Although this will undoubtedly differ by individual and shift over time, this could create a great set of opportunities for Rite Aid. The specific health missions they are better able to serve may result in a different balance of product sales in store and allow them to further differentiate their offer.

It will be interesting to see what happens…

Lee Peterson
Guest
9 years 2 months ago

So, this is basically a place to get prescriptions? Fill in the blanks and boom! Oxycontin! Not sure what other ‘advice’ the computer would dole out?

To me, it’s bad enough talking to doctors now who will, after a 15 minute conversation, prescribe a drug to ‘see if this’ll work’ —let alone having a machine do it. Unless, of course, you’re a Drugstore Cowboy.

Pretty dehumanizing. You’d hope that Rite Aid tested this first, or, maybe they know something us retailers don’t.

Ed Rosenbaum
Guest
9 years 2 months ago

I echo Max’s comments. The walk-in clinics operated by Rite Aid’s competition seem to be successful. The times I have had to use them I have come away satisfied with the treatment received. I am a little surprised Rite Aid did not choose this route.
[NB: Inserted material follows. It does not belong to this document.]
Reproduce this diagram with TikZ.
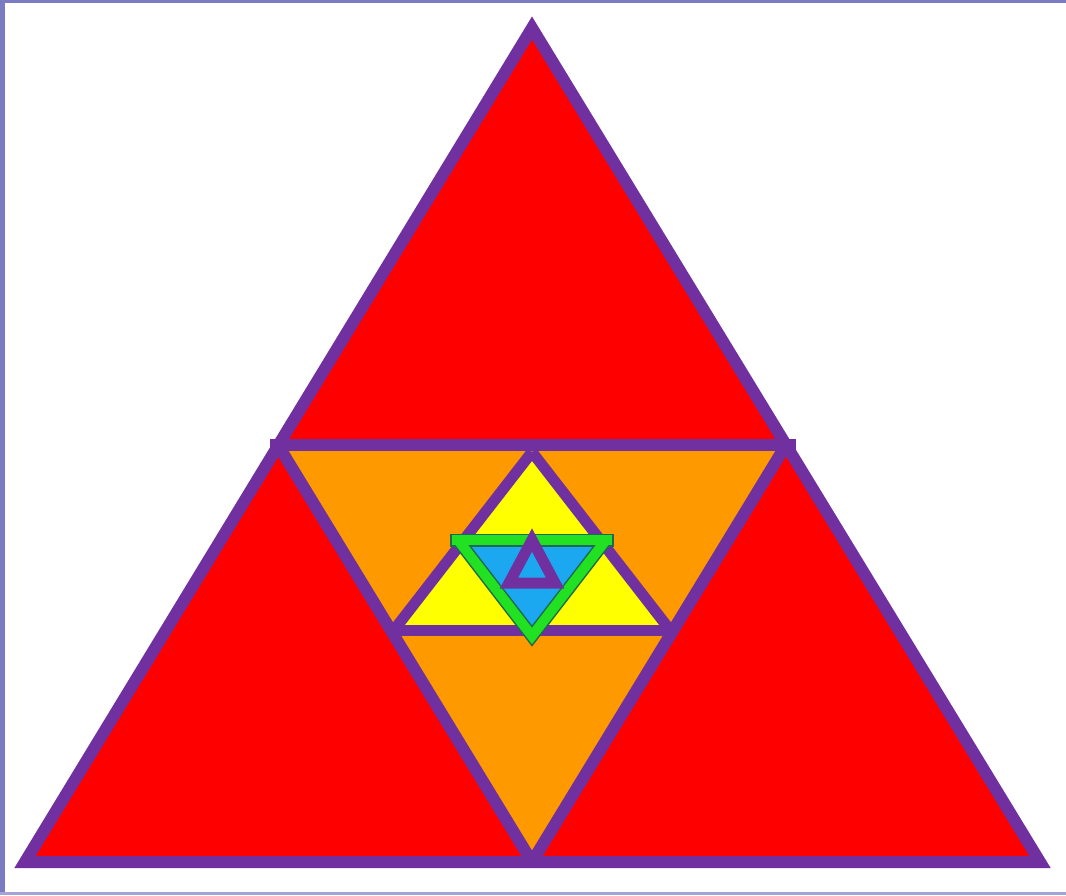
\documentclass[tikz,border=0pt]{standalone}
\begin{document}
\begin{tikzpicture}[x=1pt,y=-1pt,
  pline/.style={draw=lilac,line width=12pt,line join=miter,miter limit=10},
  sline/.style={draw=lilac,line width=11pt,line join=miter,miter limit=10}]
\definecolor{lilac}{HTML}{7030A0}
\definecolor{framec}{HTML}{7B7BC4}
\definecolor{redf}{HTML}{FF0000}
\definecolor{orangef}{HTML}{FF9900}
\definecolor{yellowf}{HTML}{FFFF00}
\definecolor{bluef}{HTML}{1CA8F0}
\definecolor{greenf}{HTML}{22E022}
\definecolor{darkg}{HTML}{1F6A50}
\useasboundingbox (0,0) rectangle (1066,895);
\fill[white] (0,0) rectangle (1066,895);
% frame
\fill[framec] (0,0) rectangle (1066,3);
\fill[framec] (0,0) rectangle (5,895);
\fill[framec!70] (0,892) rectangle (1066,895);
% coordinates
\coordinate (A) at (532,28);
\coordinate (B) at (25,862);
\coordinate (C) at (1040,862);
\coordinate (L) at (278,445);
\coordinate (R) at (786,445);
\coordinate (M) at (532,862);
\coordinate (Ya) at (532,452);
\coordinate (Yl) at (394,630);
\coordinate (Yr) at (670,630);
\coordinate (Gl) at (458,540);
\coordinate (Gr) at (606,540);
\coordinate (Gb) at (532,636);
\coordinate (Pa) at (532,540);
\coordinate (Pl) at (509,583);
\coordinate (Pr) at (555,583);
% fills
\fill[redf] (A) -- (B) -- (C) -- cycle;
\fill[orangef] (L) -- (R) -- (M) -- cycle;
\fill[yellowf] (Ya) -- (Yl) -- (Yr) -- cycle;
% big outlines
\draw[pline,line cap=butt] (L) -- (M);
\draw[pline,line cap=butt] (R) -- (M);
\draw[pline] (A) -- (B) -- (C) -- cycle;
\draw[pline] (270,445) -- (796,445);
% yellow outline
\draw[sline] (Ya) -- (Yl);
\draw[sline] (Ya) -- (Yr);
\draw[sline] (392,630) -- (672,630);
% green triangle
\fill[bluef] (Gl) -- (Gr) -- (Gb) -- cycle;
\draw[darkg,line width=13pt,line join=miter] (Gl) -- (Gb) -- (Gr);
\draw[darkg,line width=13pt] (450,540) -- (614,540);
\draw[greenf,line width=10pt,line join=miter] (Gl) -- (Gb) -- (Gr);
\draw[greenf,line width=10pt] (452,540) -- (612,540);
% small purple triangle
\draw[lilac,line width=11pt,line join=miter,miter limit=10] (Pa) -- (Pl) -- (Pr) -- cycle;
\end{tikzpicture}
\end{document}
It is not customary for Rite Aid to be the leader; but maybe this is that instance. This will not be popular with the older generation who are less than computer savvy. But over time, may gain a degree of acceptance with them.

Tina Lahti
Guest
Tina Lahti
9 years 2 months ago

They will eventually choose online care from home. I think that many consumers already think that medical professionals are as much a barrier to as they are a provider of health care products and services. Consumers suspect that that the only reason doctors insist on office visits for obvious ailments is so that a fee can be collected. Online care will offer a lower fee and less inconvenience for the patient.

W. Frank Dell II, CMC
Guest
9 years 2 months ago

I think video is the only way to go for this application. In an ideal world, the doctor can pull up a patient record or at least a starting survey to work with. The ability to take a patient temperature and blood pressure is important as well. In-store should help with the pre-work and provide a sound-proof booth for the doctor conference. Prescriptions can be e-mailed to the pharmacy for filling. This concept has potential, but without video I think there will be little use.

Kai Clarke
Guest
9 years 2 months ago

No. This is a great idea for people who are very comfortable with technology, but this leaves the majority of the elderly (who are not as comfortable with technology) uncomfortable. Add to this the inability to have the clinic or doctor file your insurance claim and you have a tremendous reason not to use this service.

Jerry Gelsomino
Guest
9 years 2 months ago

It may become really popular if it is the fastest way to get medical advice for “the little things that pain you.”